Write the data out again exactly, dropping any images it holds.

[DATA SECTION]
####

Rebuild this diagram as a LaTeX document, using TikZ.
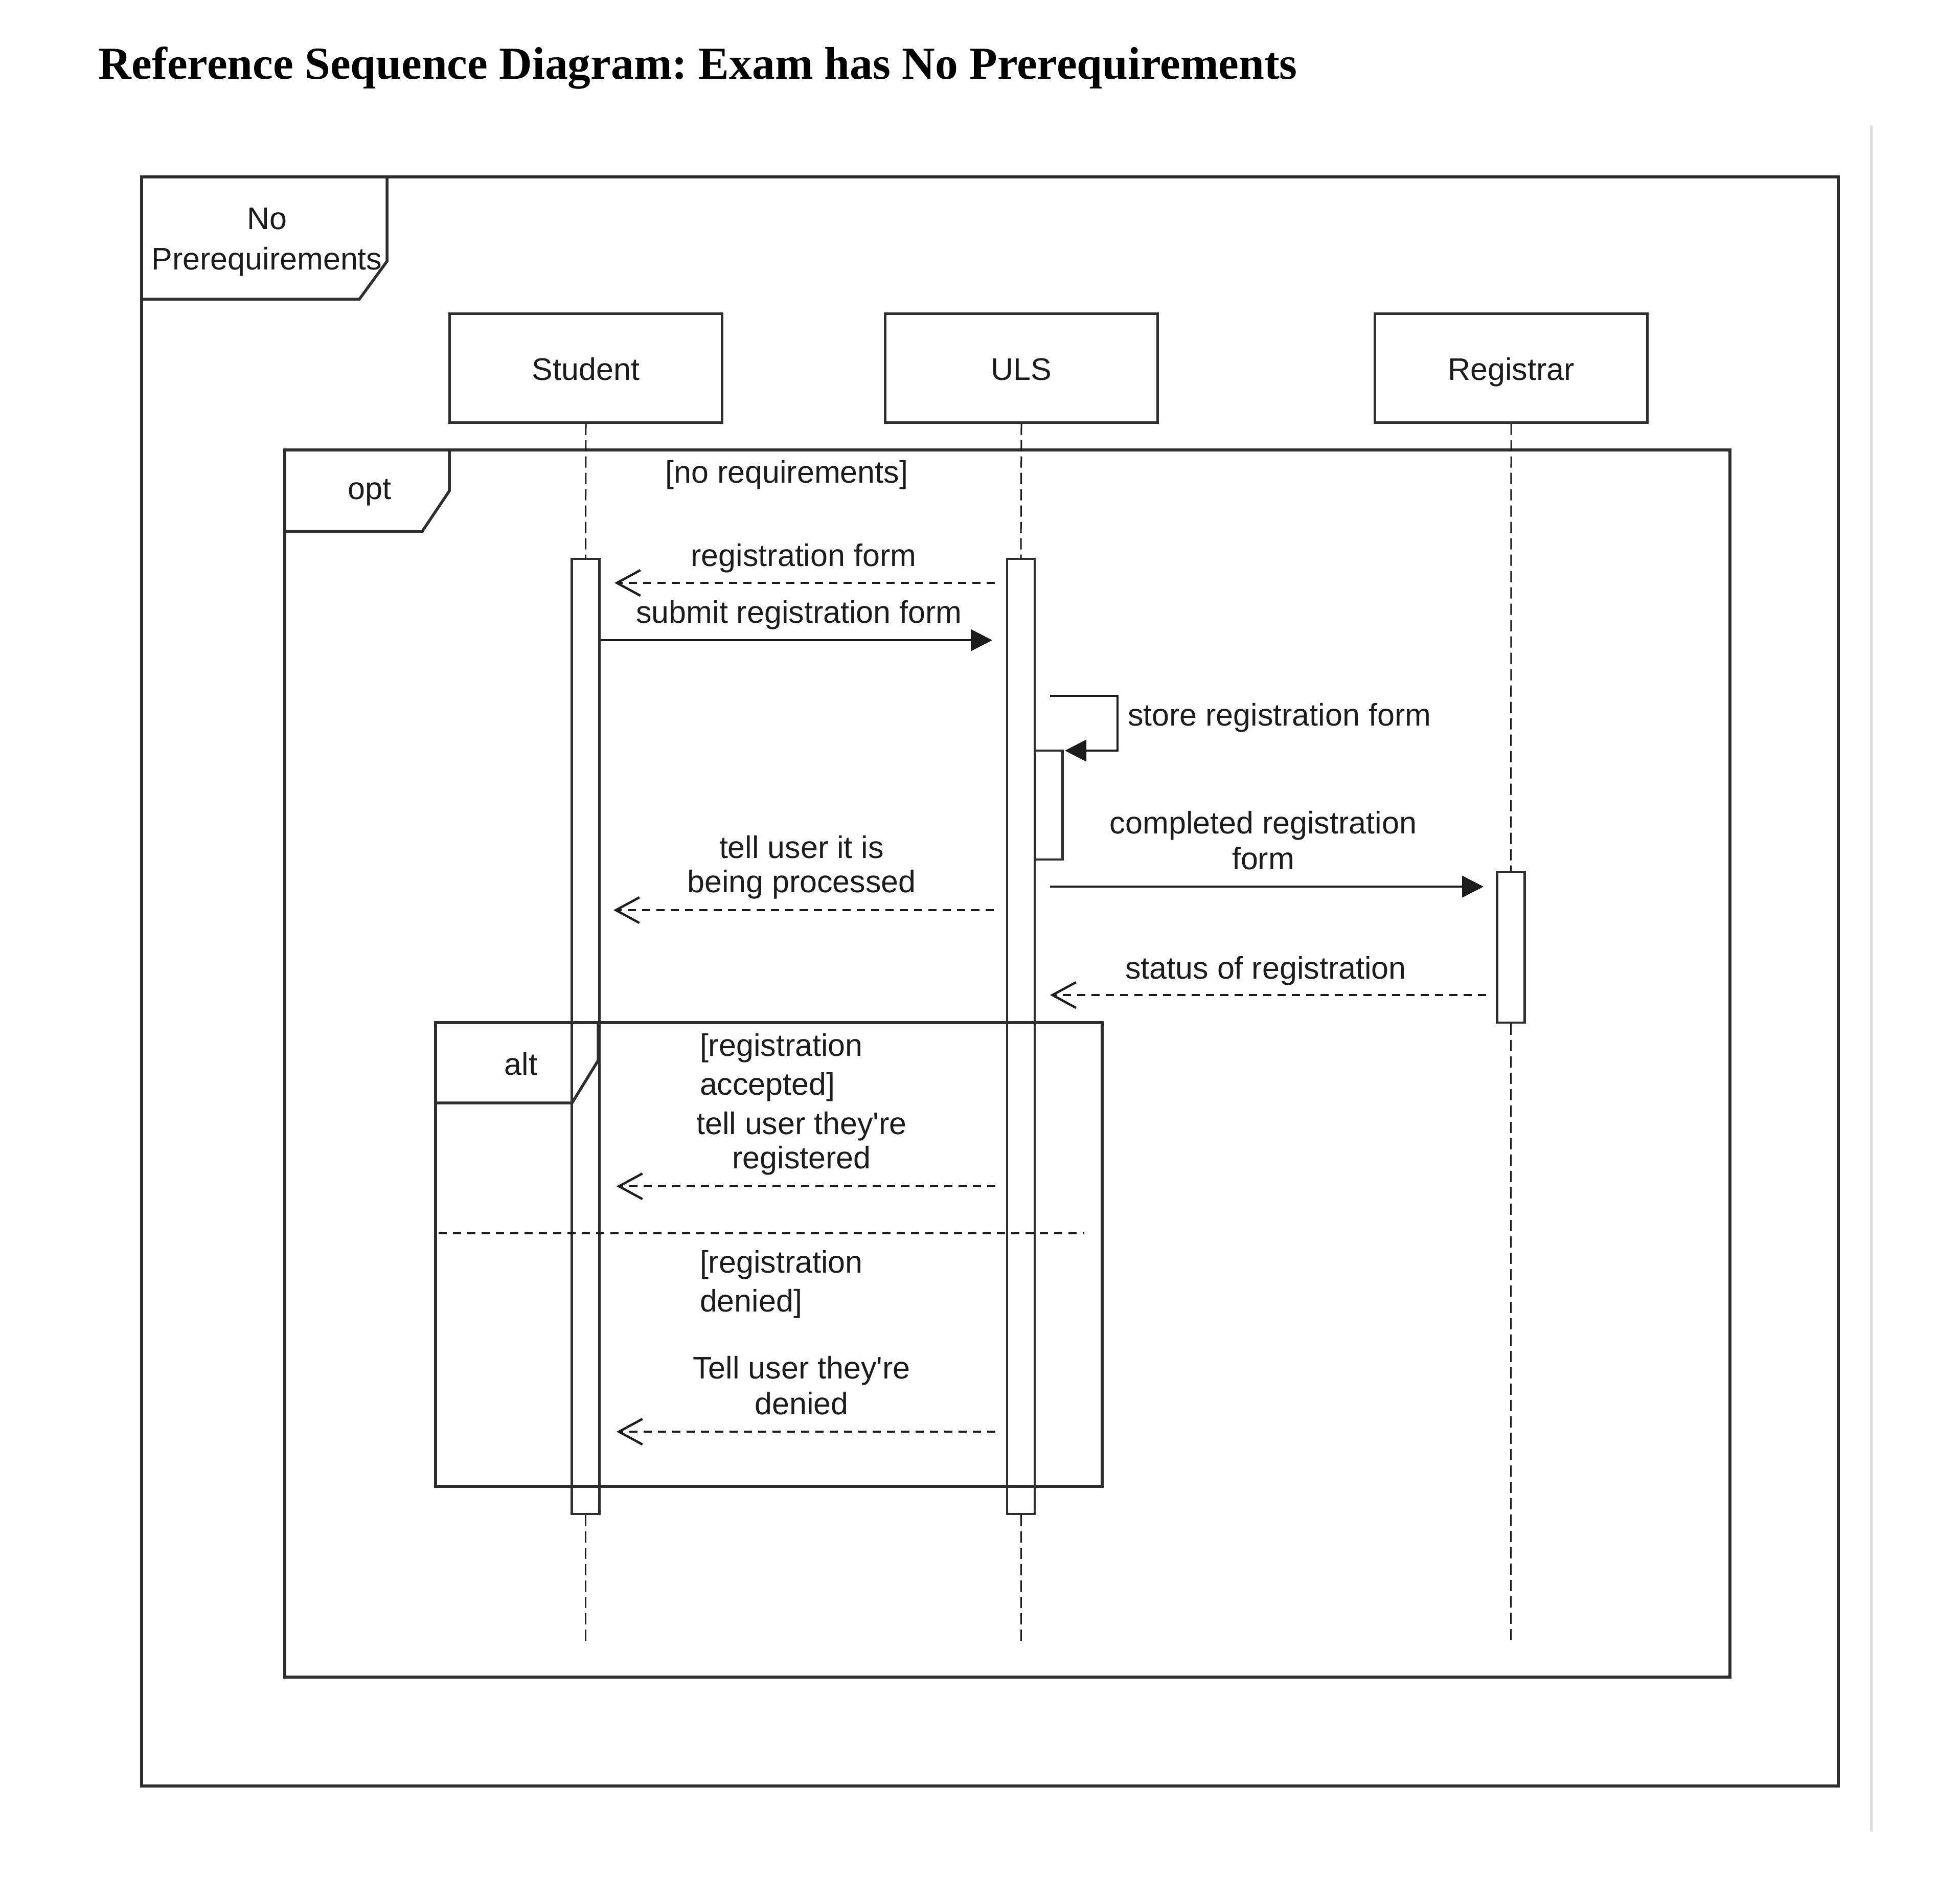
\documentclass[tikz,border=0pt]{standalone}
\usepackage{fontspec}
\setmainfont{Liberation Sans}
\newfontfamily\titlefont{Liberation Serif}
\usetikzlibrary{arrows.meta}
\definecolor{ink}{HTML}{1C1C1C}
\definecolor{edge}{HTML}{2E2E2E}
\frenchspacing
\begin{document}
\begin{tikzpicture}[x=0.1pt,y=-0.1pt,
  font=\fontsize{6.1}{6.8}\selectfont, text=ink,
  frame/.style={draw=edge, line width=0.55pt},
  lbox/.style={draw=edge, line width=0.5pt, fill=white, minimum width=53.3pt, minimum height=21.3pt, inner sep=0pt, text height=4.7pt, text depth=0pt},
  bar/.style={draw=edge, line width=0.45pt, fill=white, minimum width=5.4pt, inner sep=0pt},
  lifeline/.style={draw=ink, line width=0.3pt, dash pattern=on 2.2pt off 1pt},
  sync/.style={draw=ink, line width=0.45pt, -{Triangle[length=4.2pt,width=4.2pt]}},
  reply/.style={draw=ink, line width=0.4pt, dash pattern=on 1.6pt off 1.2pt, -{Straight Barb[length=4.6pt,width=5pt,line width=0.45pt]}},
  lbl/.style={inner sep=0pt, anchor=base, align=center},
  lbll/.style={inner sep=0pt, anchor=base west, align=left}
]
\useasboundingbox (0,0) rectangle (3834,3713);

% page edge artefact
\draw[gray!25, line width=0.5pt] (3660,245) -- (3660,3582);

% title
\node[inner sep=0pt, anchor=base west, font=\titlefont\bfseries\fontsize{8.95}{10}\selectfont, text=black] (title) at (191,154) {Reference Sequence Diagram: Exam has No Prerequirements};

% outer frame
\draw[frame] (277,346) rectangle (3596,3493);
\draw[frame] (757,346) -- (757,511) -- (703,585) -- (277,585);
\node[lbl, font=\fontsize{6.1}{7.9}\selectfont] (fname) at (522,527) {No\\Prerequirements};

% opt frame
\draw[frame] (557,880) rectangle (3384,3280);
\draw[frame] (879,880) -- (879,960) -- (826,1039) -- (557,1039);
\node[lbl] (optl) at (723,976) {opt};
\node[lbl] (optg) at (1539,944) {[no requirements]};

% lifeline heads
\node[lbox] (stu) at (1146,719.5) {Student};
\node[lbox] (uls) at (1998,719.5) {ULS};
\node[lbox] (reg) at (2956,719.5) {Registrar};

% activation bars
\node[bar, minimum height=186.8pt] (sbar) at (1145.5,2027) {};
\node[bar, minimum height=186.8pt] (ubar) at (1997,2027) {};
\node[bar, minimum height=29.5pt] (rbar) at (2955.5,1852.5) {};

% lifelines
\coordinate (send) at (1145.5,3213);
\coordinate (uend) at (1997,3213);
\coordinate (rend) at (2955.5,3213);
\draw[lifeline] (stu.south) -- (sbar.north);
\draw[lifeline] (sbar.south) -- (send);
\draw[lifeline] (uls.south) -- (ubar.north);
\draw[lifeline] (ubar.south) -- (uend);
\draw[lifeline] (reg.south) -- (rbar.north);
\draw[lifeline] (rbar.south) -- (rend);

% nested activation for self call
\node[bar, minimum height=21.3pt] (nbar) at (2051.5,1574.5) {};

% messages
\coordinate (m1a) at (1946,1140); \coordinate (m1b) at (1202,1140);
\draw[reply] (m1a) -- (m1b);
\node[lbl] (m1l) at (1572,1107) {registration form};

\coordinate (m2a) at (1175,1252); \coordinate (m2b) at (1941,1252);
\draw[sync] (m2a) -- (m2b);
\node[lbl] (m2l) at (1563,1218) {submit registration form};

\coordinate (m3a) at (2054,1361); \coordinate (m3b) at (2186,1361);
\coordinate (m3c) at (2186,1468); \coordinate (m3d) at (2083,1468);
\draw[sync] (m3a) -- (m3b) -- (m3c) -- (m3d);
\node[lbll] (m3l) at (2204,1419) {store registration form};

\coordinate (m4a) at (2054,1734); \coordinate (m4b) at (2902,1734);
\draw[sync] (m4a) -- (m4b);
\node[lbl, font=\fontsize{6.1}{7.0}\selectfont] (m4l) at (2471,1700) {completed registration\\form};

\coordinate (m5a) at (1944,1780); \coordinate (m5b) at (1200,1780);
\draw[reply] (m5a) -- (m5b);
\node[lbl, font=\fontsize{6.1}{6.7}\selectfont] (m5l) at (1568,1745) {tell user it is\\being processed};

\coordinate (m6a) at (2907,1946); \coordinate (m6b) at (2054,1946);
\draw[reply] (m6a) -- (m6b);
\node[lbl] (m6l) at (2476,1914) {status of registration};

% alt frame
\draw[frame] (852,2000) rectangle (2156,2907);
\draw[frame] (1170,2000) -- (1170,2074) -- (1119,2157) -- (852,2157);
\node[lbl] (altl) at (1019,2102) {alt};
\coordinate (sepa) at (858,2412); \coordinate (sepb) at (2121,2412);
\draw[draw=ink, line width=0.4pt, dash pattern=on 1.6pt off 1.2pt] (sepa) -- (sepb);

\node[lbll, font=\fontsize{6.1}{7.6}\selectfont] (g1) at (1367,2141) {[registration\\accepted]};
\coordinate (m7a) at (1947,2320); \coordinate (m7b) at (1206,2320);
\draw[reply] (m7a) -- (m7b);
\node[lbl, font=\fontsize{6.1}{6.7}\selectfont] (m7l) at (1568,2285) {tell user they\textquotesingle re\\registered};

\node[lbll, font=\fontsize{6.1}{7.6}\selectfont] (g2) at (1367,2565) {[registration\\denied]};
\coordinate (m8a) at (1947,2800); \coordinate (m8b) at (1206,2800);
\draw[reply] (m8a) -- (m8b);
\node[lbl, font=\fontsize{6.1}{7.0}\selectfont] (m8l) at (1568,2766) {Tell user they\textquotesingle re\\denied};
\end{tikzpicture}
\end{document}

####

[EXPECTED ANSWER]
Rebuild this diagram as a LaTeX document, using TikZ.
\documentclass[tikz,border=0pt]{standalone}
\usepackage{fontspec}
\setmainfont{Liberation Sans}
\newfontfamily\titlefont{Liberation Serif}
\usetikzlibrary{arrows.meta}
\definecolor{ink}{HTML}{1C1C1C}
\definecolor{edge}{HTML}{2E2E2E}
\frenchspacing
\begin{document}
\begin{tikzpicture}[x=0.1pt,y=-0.1pt,
  font=\fontsize{6.1}{6.8}\selectfont, text=ink,
  frame/.style={draw=edge, line width=0.55pt},
  lbox/.style={draw=edge, line width=0.5pt, fill=white, minimum width=53.3pt, minimum height=21.3pt, inner sep=0pt, text height=4.7pt, text depth=0pt},
  bar/.style={draw=edge, line width=0.45pt, fill=white, minimum width=5.4pt, inner sep=0pt},
  lifeline/.style={draw=ink, line width=0.3pt, dash pattern=on 2.2pt off 1pt},
  sync/.style={draw=ink, line width=0.45pt, -{Triangle[length=4.2pt,width=4.2pt]}},
  reply/.style={draw=ink, line width=0.4pt, dash pattern=on 1.6pt off 1.2pt, -{Straight Barb[length=4.6pt,width=5pt,line width=0.45pt]}},
  lbl/.style={inner sep=0pt, anchor=base, align=center},
  lbll/.style={inner sep=0pt, anchor=base west, align=left}
]
\useasboundingbox (0,0) rectangle (3834,3713);

% page edge artefact
\draw[gray!25, line width=0.5pt] (3660,245) -- (3660,3582);

% title
\node[inner sep=0pt, anchor=base west, font=\titlefont\bfseries\fontsize{8.95}{10}\selectfont, text=black] (title) at (191,154) {Reference Sequence Diagram: Exam has No Prerequirements};

% outer frame
\draw[frame] (277,346) rectangle (3596,3493);
\draw[frame] (757,346) -- (757,511) -- (703,585) -- (277,585);
\node[lbl, font=\fontsize{6.1}{7.9}\selectfont] (fname) at (522,527) {No\\Prerequirements};

% opt frame
\draw[frame] (557,880) rectangle (3384,3280);
\draw[frame] (879,880) -- (879,960) -- (826,1039) -- (557,1039);
\node[lbl] (optl) at (723,976) {opt};
\node[lbl] (optg) at (1539,944) {[no requirements]};

% lifeline heads
\node[lbox] (stu) at (1146,719.5) {Student};
\node[lbox] (uls) at (1998,719.5) {ULS};
\node[lbox] (reg) at (2956,719.5) {Registrar};

% activation bars
\node[bar, minimum height=186.8pt] (sbar) at (1145.5,2027) {};
\node[bar, minimum height=186.8pt] (ubar) at (1997,2027) {};
\node[bar, minimum height=29.5pt] (rbar) at (2955.5,1852.5) {};

% lifelines
\coordinate (send) at (1145.5,3213);
\coordinate (uend) at (1997,3213);
\coordinate (rend) at (2955.5,3213);
\draw[lifeline] (stu.south) -- (sbar.north);
\draw[lifeline] (sbar.south) -- (send);
\draw[lifeline] (uls.south) -- (ubar.north);
\draw[lifeline] (ubar.south) -- (uend);
\draw[lifeline] (reg.south) -- (rbar.north);
\draw[lifeline] (rbar.south) -- (rend);

% nested activation for self call
\node[bar, minimum height=21.3pt] (nbar) at (2051.5,1574.5) {};

% messages
\coordinate (m1a) at (1946,1140); \coordinate (m1b) at (1202,1140);
\draw[reply] (m1a) -- (m1b);
\node[lbl] (m1l) at (1572,1107) {registration form};

\coordinate (m2a) at (1175,1252); \coordinate (m2b) at (1941,1252);
\draw[sync] (m2a) -- (m2b);
\node[lbl] (m2l) at (1563,1218) {submit registration form};

\coordinate (m3a) at (2054,1361); \coordinate (m3b) at (2186,1361);
\coordinate (m3c) at (2186,1468); \coordinate (m3d) at (2083,1468);
\draw[sync] (m3a) -- (m3b) -- (m3c) -- (m3d);
\node[lbll] (m3l) at (2204,1419) {store registration form};

\coordinate (m4a) at (2054,1734); \coordinate (m4b) at (2902,1734);
\draw[sync] (m4a) -- (m4b);
\node[lbl, font=\fontsize{6.1}{7.0}\selectfont] (m4l) at (2471,1700) {completed registration\\form};

\coordinate (m5a) at (1944,1780); \coordinate (m5b) at (1200,1780);
\draw[reply] (m5a) -- (m5b);
\node[lbl, font=\fontsize{6.1}{6.7}\selectfont] (m5l) at (1568,1745) {tell user it is\\being processed};

\coordinate (m6a) at (2907,1946); \coordinate (m6b) at (2054,1946);
\draw[reply] (m6a) -- (m6b);
\node[lbl] (m6l) at (2476,1914) {status of registration};

% alt frame
\draw[frame] (852,2000) rectangle (2156,2907);
\draw[frame] (1170,2000) -- (1170,2074) -- (1119,2157) -- (852,2157);
\node[lbl] (altl) at (1019,2102) {alt};
\coordinate (sepa) at (858,2412); \coordinate (sepb) at (2121,2412);
\draw[draw=ink, line width=0.4pt, dash pattern=on 1.6pt off 1.2pt] (sepa) -- (sepb);

\node[lbll, font=\fontsize{6.1}{7.6}\selectfont] (g1) at (1367,2141) {[registration\\accepted]};
\coordinate (m7a) at (1947,2320); \coordinate (m7b) at (1206,2320);
\draw[reply] (m7a) -- (m7b);
\node[lbl, font=\fontsize{6.1}{6.7}\selectfont] (m7l) at (1568,2285) {tell user they\textquotesingle re\\registered};

\node[lbll, font=\fontsize{6.1}{7.6}\selectfont] (g2) at (1367,2565) {[registration\\denied]};
\coordinate (m8a) at (1947,2800); \coordinate (m8b) at (1206,2800);
\draw[reply] (m8a) -- (m8b);
\node[lbl, font=\fontsize{6.1}{7.0}\selectfont] (m8l) at (1568,2766) {Tell user they\textquotesingle re\\denied};
\end{tikzpicture}
\end{document}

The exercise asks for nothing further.